Navigating the Financial Realities of Divorce

As the calendar turns, many individuals view the new year as a catalyst for significant life transitions. While some focus on wellness goals or personal development, others utilize this period to re-evaluate their marriages. Statistical trends indicate a noticeable spike in legal separations following the holiday rush, with filing activity often intensifying through the early spring and late summer months. Navigating the end of a partnership is an intense emotional experience, but it does not have to result in financial ruin. Strategic preparation serves as a vital safeguard for your economic future.

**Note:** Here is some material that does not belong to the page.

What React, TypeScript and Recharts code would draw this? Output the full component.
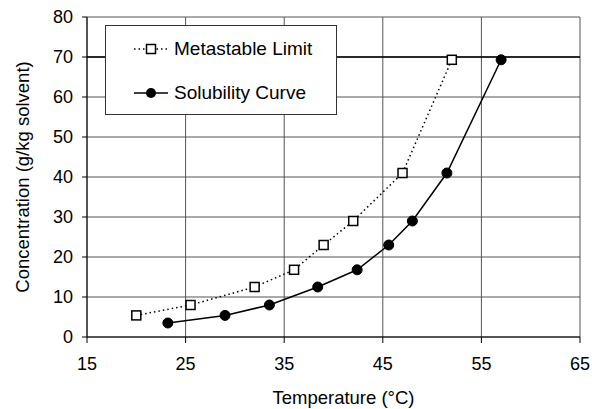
import React from "react"
import {
  LineChart,
  Line,
  XAxis,
  YAxis,
  CartesianGrid,
  ReferenceLine,
  Legend,
} from "recharts"

document.body.style.margin = "0"

// temperatures (°C) and concentrations (g/kg solvent)
const metastableTemp = [20, 25.5, 32, 36, 39, 42, 47, 52]
const metastableConc = [5.4, 8, 12.5, 16.8, 23, 29, 41, 69.3]
const solubilityTemp = [23.2, 29, 33.5, 38.4, 42.4, 45.6, 48, 51.5, 57]
const solubilityConc = [3.5, 5.4, 8, 12.5, 16.8, 23, 29, 41, 69.3]
const xTicks = [15, 25, 35, 45, 55, 65]
const yTicks = [0, 10, 20, 30, 40, 50, 60, 70, 80]
const limitConc = 70

const metastable = metastableTemp.map((t, i) => ({ temp: t, conc: metastableConc[i] }))
const solubility = solubilityTemp.map((t, i) => ({ temp: t, conc: solubilityConc[i] }))

const FONT = "'Liberation Sans', Arial, sans-serif"

const SquareDot = (props: any) => {
  const { cx, cy } = props
  if (cx == null || cy == null) return null
  return <rect x={cx - 4.5} y={cy - 4.5} width={9} height={9} fill="#fff" stroke="#000" strokeWidth={1.5} />
}

const CircleDot = (props: any) => {
  const { cx, cy } = props
  if (cx == null || cy == null) return null
  return <circle cx={cx} cy={cy} r={5} fill="#000" stroke="#000" />
}

function LegendBox() {
  const row = (label: string, dotted: boolean) => (
    <div style={{ display: "flex", alignItems: "center", height: 44 }}>
      <svg width={36} height={14} style={{ marginRight: 5 }}>
        <line
          x1={1}
          x2={35}
          y1={7}
          y2={7}
          stroke="#000"
          strokeWidth={1.5}
          strokeDasharray={dotted ? "1.5 3" : undefined}
        />
        {dotted ? (
          <rect x={13.5} y={2.5} width={9} height={9} fill="#fff" stroke="#000" strokeWidth={1.5} />
        ) : (
          <circle cx={18} cy={7} r={5} fill="#000" />
        )}
      </svg>
      <span>{label}</span>
    </div>
  )
  return (
    <div
      style={{
        width: 232,
        height: 90,
        border: "1px solid #333",
        background: "#fff",
        fontFamily: FONT,
        fontSize: 19,
        color: "#000",
        paddingLeft: 27,
        boxSizing: "border-box",
        paddingTop: 1,
      }}
    >
      {row("Metastable Limit", true)}
      {row("Solubility Curve", false)}
    </div>
  )
}

export default function App() {
  return (
    <LineChart width={592} height={409} margin={{ top: 17, right: 12, left: 0, bottom: 0 }}>
      <CartesianGrid stroke="#555" strokeWidth={1} />
      <XAxis
        dataKey="temp"
        type="number"
        domain={[15, 65]}
        ticks={xTicks}
        allowDataOverflow
        height={72}
        tickSize={6}
        tickMargin={14}
        stroke="#000"
        tick={{ fill: "#000", fontSize: 18, fontFamily: FONT }}
        label={{
          value: "Temperature (°C)",
          position: "insideBottom",
          offset: 5,
          dx: 10,
          fill: "#000",
          fontSize: 18.5,
          fontFamily: FONT,
        }}
      />
      <YAxis
        dataKey="conc"
        type="number"
        domain={[0, 80]}
        ticks={yTicks}
        width={87}
        tickSize={5}
        tickMargin={9}
        stroke="#000"
        tick={{ fill: "#000", fontSize: 18, fontFamily: FONT }}
        label={{
          value: "Concentration (g/kg solvent)",
          angle: -90,
          position: "insideLeft",
          offset: 22,
          style: { textAnchor: "middle" },
          fill: "#000",
          fontSize: 18.5,
          fontFamily: FONT,
        }}
      />
      <ReferenceLine y={limitConc} stroke="#000" strokeWidth={1.5} />
      <Legend
        layout="vertical"
        align="center"
        verticalAlign="middle"
        wrapperStyle={{ left: 105, top: 25, width: 232 }}
        content={() => <LegendBox />}
      />
      <Line
        data={metastable}
        dataKey="conc"
        name="Metastable Limit"
        stroke="#000"
        strokeWidth={1.5}
        strokeDasharray="1.5 3"
        dot={<SquareDot />}
        activeDot={false}
        isAnimationActive={false}
      />
      <Line
        data={solubility}
        dataKey="conc"
        name="Solubility Curve"
        stroke="#000"
        strokeWidth={1.5}
        dot={<CircleDot />}
        activeDot={false}
        isAnimationActive={false}
      />
    </LineChart>
  )
}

Conduct a Comprehensive Financial Inventory
Before initiating any legal proceedings, it is essential to gain a clear understanding of your household's economic landscape. Knowledge is your most effective tool during negotiations. You should begin by analyzing your monthly cash flow to determine the exact amount of income entering the household and where those funds are allocated. Understanding your daily and monthly expenses provides a baseline for your future needs.
Key areas to investigate include:
- Total monthly earnings for both partners.

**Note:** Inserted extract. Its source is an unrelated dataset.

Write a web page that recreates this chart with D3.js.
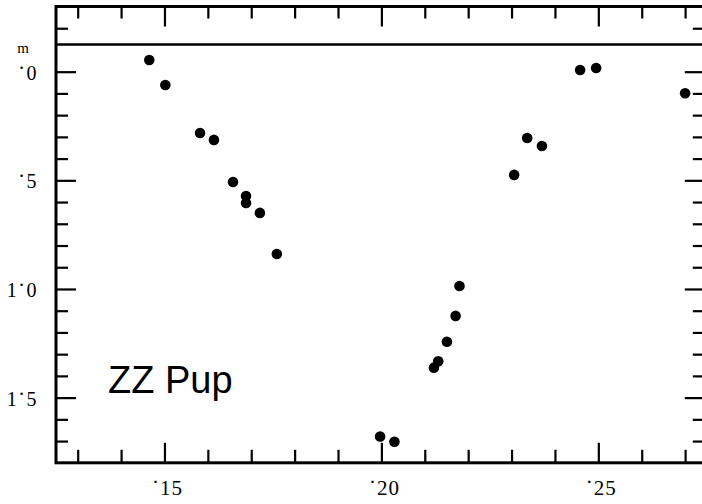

- A detailed list of recurring bills and discretionary spending.
- A breakdown of all marital assets, such as savings accounts and investments.
- An itemized list of liabilities, including mortgages, car loans, and credit card debt.
Organize Essential Paperwork Early
The administrative burden of a legal separation is significant. By collecting and organizing relevant documents ahead of time, you can streamline the process and potentially reduce legal costs. Having these records at your fingertips ensures that all discussions regarding property division are based on accurate data, protecting you from overlooking hidden assets or shared debts.
Gather the following documents and store them in a secure location:
- Recent tax returns and W-2 forms.
- Bank, brokerage, and retirement account statements.
- Real estate deeds and vehicle titles.
- Loan agreements and recent debt statements.
- Your original marriage license and any existing prenuptial or postnuptial contracts.
Establish Independent Financial Access
Maintaining access to liquid capital is a critical component of a safe exit strategy. Because joint accounts can sometimes be frozen or emptied during contentious disputes, establishing a personal bank account is a prudent move. This provides a necessary safety net for immediate expenses and legal fees.
To further protect your privacy and security, consider the following steps:
- Open a new savings or checking account in your name only.
- Update passwords and security questions for all personal digital accounts.
- Gradually set aside small amounts of money each week to build an emergency fund.
- Monitor your credit report to ensure your score remains stable throughout the transition.
Project Your Post-Divorce Economic Reality
The transition from a dual-income or shared-resource household to a single-income lifestyle requires a radical shift in budgeting. It is vital to look beyond the immediate settlement and consider your long-term stability. Your previous financial goals may no longer be applicable, requiring a complete overhaul of your retirement plans and daily spending habits.
Consider consulting with professionals to navigate the complexities of your new situation. A specialized accountant can explain the tax consequences of asset transfers or alimony, while a financial planner can help you redesign a roadmap for your future. Adapting your budget to reflect higher housing costs and revised retirement expectations will help ensure you enter this new chapter on solid ground.